I wanted to capture that in my piece. So I decided to start recording the sound environment with my iPhone. I manipulated the sounds I recorded with an app I already had on my iPhone, Moog’s Filtatron. I transferred the sounds to my computer and shaped the piece using Garage Band.
To me, this piece wants to be a 6 - 10 minute ambient piece, multi channel played over high end speakers loudly - cuz that’s how I like to experience pieces like this. But this time out I needed to make it short enough so you would listen to the whole piece - most likely on your mobile device. I attempted to master it so that it tells the story effectively through basic ear buds. I strongly encourage you to listen to it on full range headphones. Admittedly it does not work well over mobile device speakers or computer speakers. I offer it as a free download with Creative Commons share with attribution. So, with all this talk I fear it will disappoint. But here it is. Cicada Drift.

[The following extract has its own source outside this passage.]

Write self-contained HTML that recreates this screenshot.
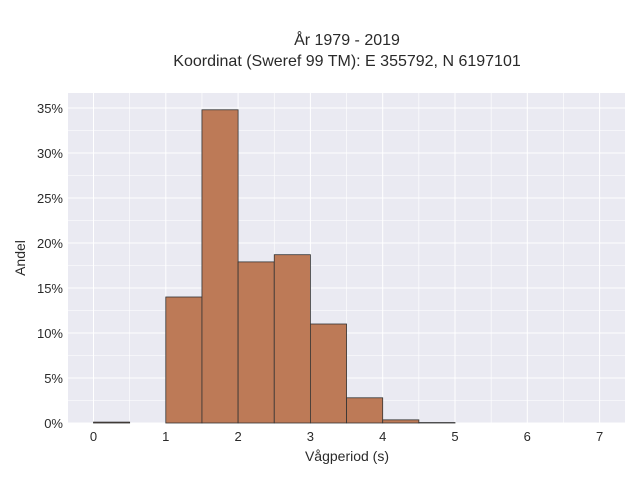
<!DOCTYPE html>
<html><head><meta charset="utf-8"><style>
body{margin:0;background:#fff;font-family:"Liberation Sans",sans-serif;}
</style></head><body>
<svg width="640" height="480" xmlns="http://www.w3.org/2000/svg">
<text x="347" y="45" text-anchor="middle" font-size="16" fill="#2a2a2a">År 1979 - 2019</text>
<text x="347" y="66" text-anchor="middle" font-size="16" fill="#2a2a2a">Koordinat (Sweref 99 TM): E 355792, N 6197101</text>
<rect x="68" y="93" width="557" height="330" fill="#eaeaf2"/>
<g id="grid"></g>
<g id="bars"></g>
<g id="ticks"></g>
<text x="347" y="461" text-anchor="middle" font-size="14" fill="#2a2a2a">Vågperiod (s)</text>
<text transform="translate(25,258) rotate(-90)" text-anchor="middle" font-size="14" fill="#2a2a2a">Andel</text>
</svg>
<script>
const binStarts=[0,0.5,1,1.5,2,2.5,3,3.5,4,4.5,5,5.5,6,6.5];
const shares=[0.1,0,14.0,34.8,17.9,18.7,11.0,2.8,0.35,0.05,0,0,0,0];
const xTicks=[0,1,2,3,4,5,6,7];
const yTicks=[0,5,10,15,20,25,30,35];
const binWidth=0.5;
const NS="http://www.w3.org/2000/svg";
const X=v=>93.5+v*72.3, Y=v=>423-v*9;
const grid=document.getElementById('grid'),bars=document.getElementById('bars'),ticks=document.getElementById('ticks');
function mk(tag,a,p){const e=document.createElementNS(NS,tag);for(const k in a)e.setAttribute(k,a[k]);p.appendChild(e);return e;}
for(let v=0;v<=7;v+=0.5){const l=mk('line',{x1:X(v),x2:X(v),y1:93,y2:423,stroke:'#fff','stroke-width':v%1?0.6:1},grid);

}
for(let v=0;v<=37.5;v+=2.5){const y=Y(v);if(y<93)continue;const l=mk('line',{x1:68,x2:625,y1:y,y2:y,stroke:'#fff','stroke-width':v%5?0.6:1},grid);

}
binStarts.forEach((b,i)=>{if(shares[i]<=0)return;const r=mk('rect',{x:X(b),y:Y(shares[i]),width:X(b+binWidth)-X(b),height:423-Y(shares[i]),fill:'#bd7a57',stroke:'#333','stroke-width':0.8},bars);

});
xTicks.forEach(t=>{const e=mk('text',{x:X(t),y:441,'text-anchor':'middle','font-size':13,fill:'#2a2a2a'},ticks);e.textContent=t;

});
yTicks.forEach(t=>{const e=mk('text',{x:63,y:Y(t)+5,'text-anchor':'end','font-size':13,fill:'#2a2a2a'},ticks);e.textContent=t+'%';

});
</script>
</body></html>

The recording app I used is Fire, which has been acquired and is now distributed by Rode Microphones. The app provides an FTP to share recordings. I recorded 3 minutes of ambient crickets and several “close ups’ of cicadas in the yard. You can hear me walking around.
Filtatron has a feature that lets you import sounds to use as samples. I imported both the crickets and the cicada recordings and used them for sound sources to which the resonance filter was applied and used as a control source for filters and oscillators. The app allows you to record your output on the phone and export via FTP.
I created a number of sounds to use as the colors for my canvas. Garage Band was the canvas. I brought all the sounds in to Grage Band and listened to each of them all the way through. It took some getting used to Garage Band’s limitations but ultimately the automation of volume, pan and the effects on each track really works pretty well.